◆ Goal ◆
In the lines below, output everything from the first line through the line containing "const labelTexts = ['Norvegija', 'Jungtinė" exactly as it is. Pictures are not part of the output.

◆ Dataset section ◆
==*==

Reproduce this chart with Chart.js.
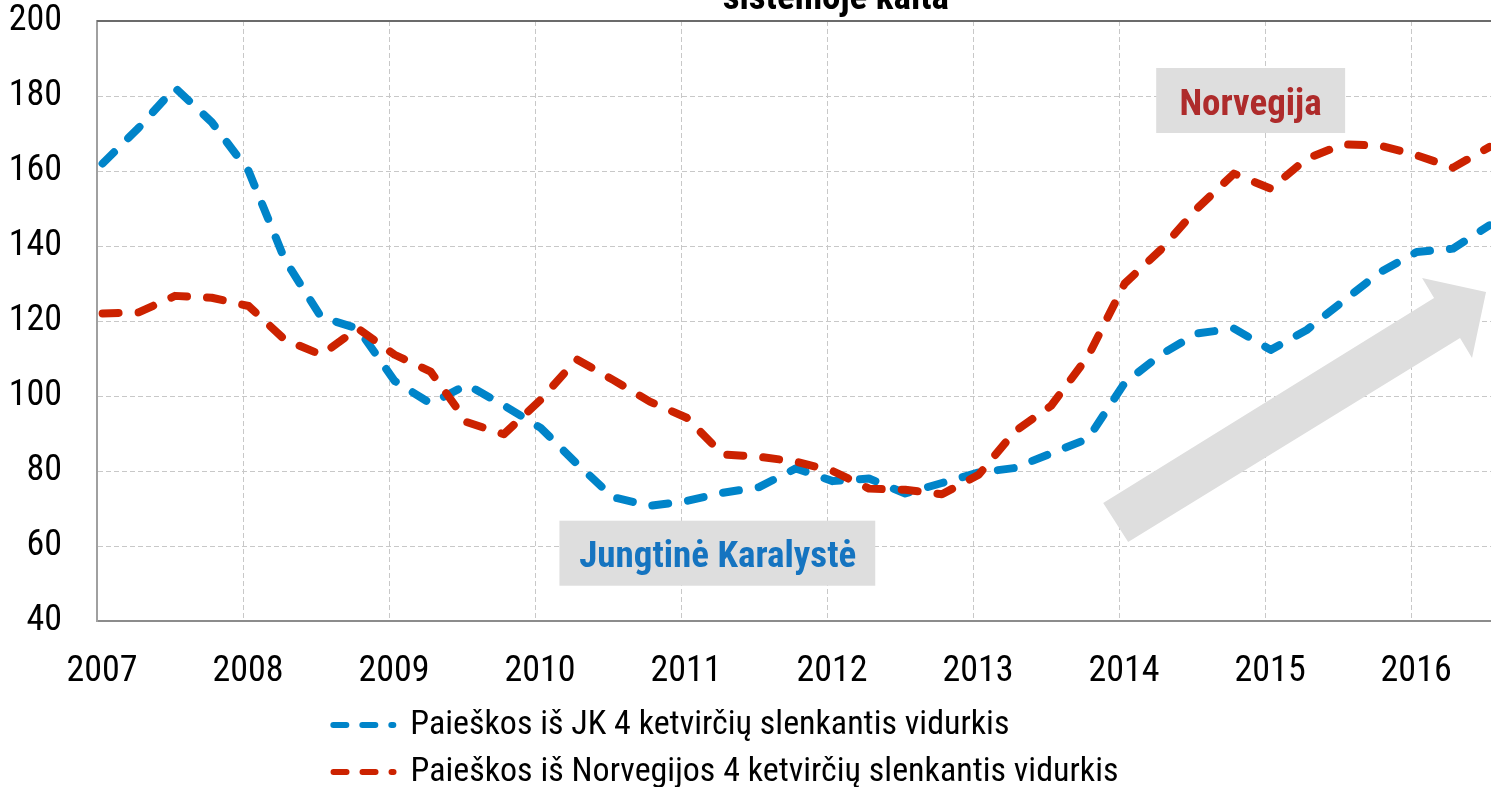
<!DOCTYPE html>
<html>
<head>
<meta charset="utf-8">
<script src="https://cdn.jsdelivr.net/npm/chart.js@4.4.1/dist/chart.umd.min.js"></script>
<style>
html,body{margin:0;padding:0;background:#fff;overflow:hidden}
#wrap{position:relative;width:1491px;height:787px}
</style>
</head>
<body>
<div id="wrap"><canvas id="c" width="1491" height="787"></canvas></div>
<script>
// ---- data ----
const quarters = [
  '2007-01-15','2007-04-15','2007-07-15','2007-10-15',
  '2008-01-15','2008-04-15','2008-07-15','2008-10-15',
  '2009-01-15','2009-04-15','2009-07-15','2009-10-15',
  '2010-01-15','2010-04-15','2010-07-15','2010-10-15',
  '2011-01-15','2011-04-15','2011-07-15','2011-10-15',
  '2012-01-15','2012-04-15','2012-07-15','2012-10-15',
  '2013-01-15','2013-04-15','2013-07-15','2013-10-15',
  '2014-01-15','2014-04-15','2014-07-15','2014-10-15',
  '2015-01-15','2015-04-15','2015-07-15','2015-10-15',
  '2016-01-15','2016-04-15','2016-07-15'
];
const ukSearches = [
  162, 171.5, 182.2, 173,
  160, 136.3, 121, 118,
  104, 98, 103, 97.5,
  91.5, 82, 73, 70.7,
  72, 74.2, 75.7, 80.7,
  77.3, 78, 74, 76.8,
  79.6, 80.8, 84.7, 88.6,
  103.5, 111, 116.7, 118,
  112.3, 117.6, 125.3, 133,
  138.4, 139.3, 145.5
];
const norwaySearches = [
  122, 122.3, 126.7, 126.2,
  124, 115, 111, 118,
  111, 106.5, 93, 89.8,
  99, 109.8, 104.3, 98.5,
  94.2, 84.4, 83.8, 82.5,
  80, 75.3, 75, 73.8,
  79, 90.5, 97.4, 110.5,
  130, 139, 150, 159.3,
  155.3, 163.3, 167.1, 166.8,
  164.2, 160.9, 166.4
];
const seriesNames = [
  'Paieškos iš JK 4 ketvirčių slenkantis vidurkis',
  'Paieškos iš Norvegijos 4 ketvirčių slenkantis vidurkis'
];
const yearTicks = [2007, 2008, 2009, 2010, 2011, 2012, 2013, 2014, 2015, 2016];
const valueTicks = [40, 60, 80, 100, 120, 140, 160, 180, 200];
const titleText = 'sistemoje kaita';
const labelTexts = ['Norvegija', 'Jungtinė Karalystė'];

// ---- annotation geometry (data coordinates) ----
const titlePos = { x: 2012.06, offsetAboveArea: 12 };
const labelBoxes = [
  { text: labelTexts[0], color: '#AE2B2B', x1: 2014.254, x2: 2015.548, yTop: 187.47, yBottom: 170.13, tx: 2014.9, ty: 174.9 },
  { text: labelTexts[1], color: '#1574C0', x1: 2010.167, x2: 2012.33, yTop: 66.75, yBottom: 49.41, tx: 2011.251, ty: 54.48 }
];
const arrowShape = [
  [2013.891, 71.47], [2016.157, 126.13], [2016.075, 131.47], [2016.513, 127.73],
  [2016.417, 110.13], [2016.335, 115.47], [2014.062, 61.07]
];

const FONT = "'Liberation Sans Narrow', 'Arial Narrow', 'Roboto Condensed', 'DejaVu Sans Condensed', 'Liberation Sans', sans-serif";
Chart.defaults.font.family = FONT;
Chart.defaults.color = '#000';

function toYear(q) {
  const [Y, M, D] = q.split('-').map(Number);
  const s = Date.UTC(Y, 0, 1), e = Date.UTC(Y + 1, 0, 1);
  return Y + (Date.UTC(Y, M - 1, D) - s) / (e - s);
}

const annotationPlugin = {
  id: 'annotations',
  beforeDatasetsDraw(chart) {
    const { ctx, scales: { x, y }, chartArea } = chart;
    ctx.save();
    // top frame line
    ctx.strokeStyle = '#6b6b6b';
    ctx.lineWidth = 2;
    ctx.beginPath();
    ctx.moveTo(chartArea.left, chartArea.top);
    ctx.lineTo(chartArea.right, chartArea.top);
    ctx.stroke();
    // arrow
    ctx.beginPath();
    arrowShape.forEach(([vx, vy], i) => {
      const px = x.getPixelForValue(vx), py = y.getPixelForValue(vy);
      if (i) ctx.lineTo(px, py); else ctx.moveTo(px, py);
    });
    ctx.closePath();
    ctx.fillStyle = '#dedede';
    ctx.fill();
    // labelled boxes
    labelBoxes.forEach(b => {
      const l = x.getPixelForValue(b.x1), r = x.getPixelForValue(b.x2);
      const t = y.getPixelForValue(b.yTop), bt = y.getPixelForValue(b.yBottom);
      ctx.fillStyle = '#dedede';
      ctx.fillRect(l, t, r - l, bt - t);
      ctx.fillStyle = b.color;
      ctx.font = 'bold 37px ' + FONT;
      ctx.textAlign = 'center';
      ctx.textBaseline = 'alphabetic';
      ctx.fillText(b.text, x.getPixelForValue(b.tx), y.getPixelForValue(b.ty));
    });
    // chart title (cut off by the top edge, as in the source image)
    ctx.fillStyle = '#000';
    ctx.font = 'bold 37px ' + FONT;
    ctx.textAlign = 'center';
    ctx.textBaseline = 'alphabetic';
    ctx.fillText(titleText, x.getPixelForValue(titlePos.x), chartArea.top - titlePos.offsetAboveArea);
    ctx.restore();
  }
};

const colors = ['#0084C9', '#CC2200'];

new Chart(document.getElementById('c'), {
  type: 'line',
  data: {
    datasets: [
      {
        label: seriesNames[0],
        data: quarters.map((q, i) => ({ x: toYear(q), y: ukSearches[i] })),
        borderColor: colors[0], backgroundColor: colors[0],
        borderWidth: 8, borderDash: [16, 20], borderCapStyle: 'round', borderJoinStyle: 'round',
        pointRadius: 0, pointHoverRadius: 0, tension: 0, fill: false, order: 2
      },
      {
        label: seriesNames[1],
        data: quarters.map((q, i) => ({ x: toYear(q), y: norwaySearches[i] })),
        borderColor: colors[1], backgroundColor: colors[1],
        borderWidth: 8, borderDash: [16, 20], borderCapStyle: 'round', borderJoinStyle: 'round',
        pointRadius: 0, pointHoverRadius: 0, tension: 0, fill: false, order: 1
      }
    ]
  },
  options: {
    responsive: false,
    animation: false,
    events: [],
    layout: { padding: { top: 21, left: 0, right: 0, bottom: 0 } },
    scales: {
      x: {
        type: 'linear',
        min: 2007, max: 2016.547,
        afterBuildTicks: s => { s.ticks = yearTicks.map(v => ({ value: v })); },
        afterFit: s => { s.height = 74; },
        grid: { color: '#c8c8c8', lineWidth: 1, drawTicks: false },
        border: { display: true, color: '#8c8c8c', width: 2, dash: [5, 3] },
        ticks: {
          font: { size: 36 }, color: '#000', padding: 29, labelOffset: 5,
          maxRotation: 0, autoSkip: false, callback: v => String(v)
        }
      },
      y: {
        type: 'linear',
        min: 40, max: 200,
        afterBuildTicks: s => { s.ticks = valueTicks.map(v => ({ value: v })); },
        afterFit: s => { s.width = 97; },
        grid: { color: '#c8c8c8', lineWidth: 1, drawTicks: true, tickLength: 35, tickColor: 'rgba(0,0,0,0)' },
        border: { display: true, color: '#a0a0a0', width: 2, dash: [5, 3] },
        ticks: { font: { size: 36, lineHeight: 1 }, color: '#000', padding: 0, callback: v => String(v) }
      }
    },
    plugins: {
      title: { display: false },
      tooltip: { enabled: false },
      legend: {
        display: true,
        position: 'bottom',
        align: 'center',
        maxHeight: 92,
        labels: {
          usePointStyle: true,
          pointStyle: 'line',
          pointStyleWidth: 60,
          font: { size: 34 },
          color: '#000',
          padding: 13,
          generateLabels: (chart) => {
            const ctx = chart.ctx;
            ctx.save();
            ctx.font = '34px ' + FONT;
            const widths = seriesNames.map(t => ctx.measureText(t).width);
            const nb = ctx.measureText('\u00a0').width || 8;
            ctx.restore();
            const target = Math.max(...widths) + 36;
            return chart.data.datasets.map((ds, i) => ({
              text: seriesNames[i] + '\u00a0'.repeat(Math.round((target - widths[i]) / nb)),
              fillStyle: ds.borderColor,
              strokeStyle: ds.borderColor,
              fontColor: '#000',
              lineWidth: 6,
              lineDash: [13, 16],
              lineCap: 'round',
              pointStyle: 'line',
              hidden: false,
              datasetIndex: i
            }));
          }
        }
      }
    }
  },
  plugins: [annotationPlugin]
});
</script>
</body>
</html>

==*==

◆ The completed task ◆
Reproduce this chart with Chart.js.
<!DOCTYPE html>
<html>
<head>
<meta charset="utf-8">
<script src="https://cdn.jsdelivr.net/npm/chart.js@4.4.1/dist/chart.umd.min.js"></script>
<style>
html,body{margin:0;padding:0;background:#fff;overflow:hidden}
#wrap{position:relative;width:1491px;height:787px}
</style>
</head>
<body>
<div id="wrap"><canvas id="c" width="1491" height="787"></canvas></div>
<script>
// ---- data ----
const quarters = [
  '2007-01-15','2007-04-15','2007-07-15','2007-10-15',
  '2008-01-15','2008-04-15','2008-07-15','2008-10-15',
  '2009-01-15','2009-04-15','2009-07-15','2009-10-15',
  '2010-01-15','2010-04-15','2010-07-15','2010-10-15',
  '2011-01-15','2011-04-15','2011-07-15','2011-10-15',
  '2012-01-15','2012-04-15','2012-07-15','2012-10-15',
  '2013-01-15','2013-04-15','2013-07-15','2013-10-15',
  '2014-01-15','2014-04-15','2014-07-15','2014-10-15',
  '2015-01-15','2015-04-15','2015-07-15','2015-10-15',
  '2016-01-15','2016-04-15','2016-07-15'
];
const ukSearches = [
  162, 171.5, 182.2, 173,
  160, 136.3, 121, 118,
  104, 98, 103, 97.5,
  91.5, 82, 73, 70.7,
  72, 74.2, 75.7, 80.7,
  77.3, 78, 74, 76.8,
  79.6, 80.8, 84.7, 88.6,
  103.5, 111, 116.7, 118,
  112.3, 117.6, 125.3, 133,
  138.4, 139.3, 145.5
];
const norwaySearches = [
  122, 122.3, 126.7, 126.2,
  124, 115, 111, 118,
  111, 106.5, 93, 89.8,
  99, 109.8, 104.3, 98.5,
  94.2, 84.4, 83.8, 82.5,
  80, 75.3, 75, 73.8,
  79, 90.5, 97.4, 110.5,
  130, 139, 150, 159.3,
  155.3, 163.3, 167.1, 166.8,
  164.2, 160.9, 166.4
];
const seriesNames = [
  'Paieškos iš JK 4 ketvirčių slenkantis vidurkis',
  'Paieškos iš Norvegijos 4 ketvirčių slenkantis vidurkis'
];
const yearTicks = [2007, 2008, 2009, 2010, 2011, 2012, 2013, 2014, 2015, 2016];
const valueTicks = [40, 60, 80, 100, 120, 140, 160, 180, 200];
const titleText = 'sistemoje kaita';
const labelTexts = ['Norvegija', 'Jungtinė Karalystė'];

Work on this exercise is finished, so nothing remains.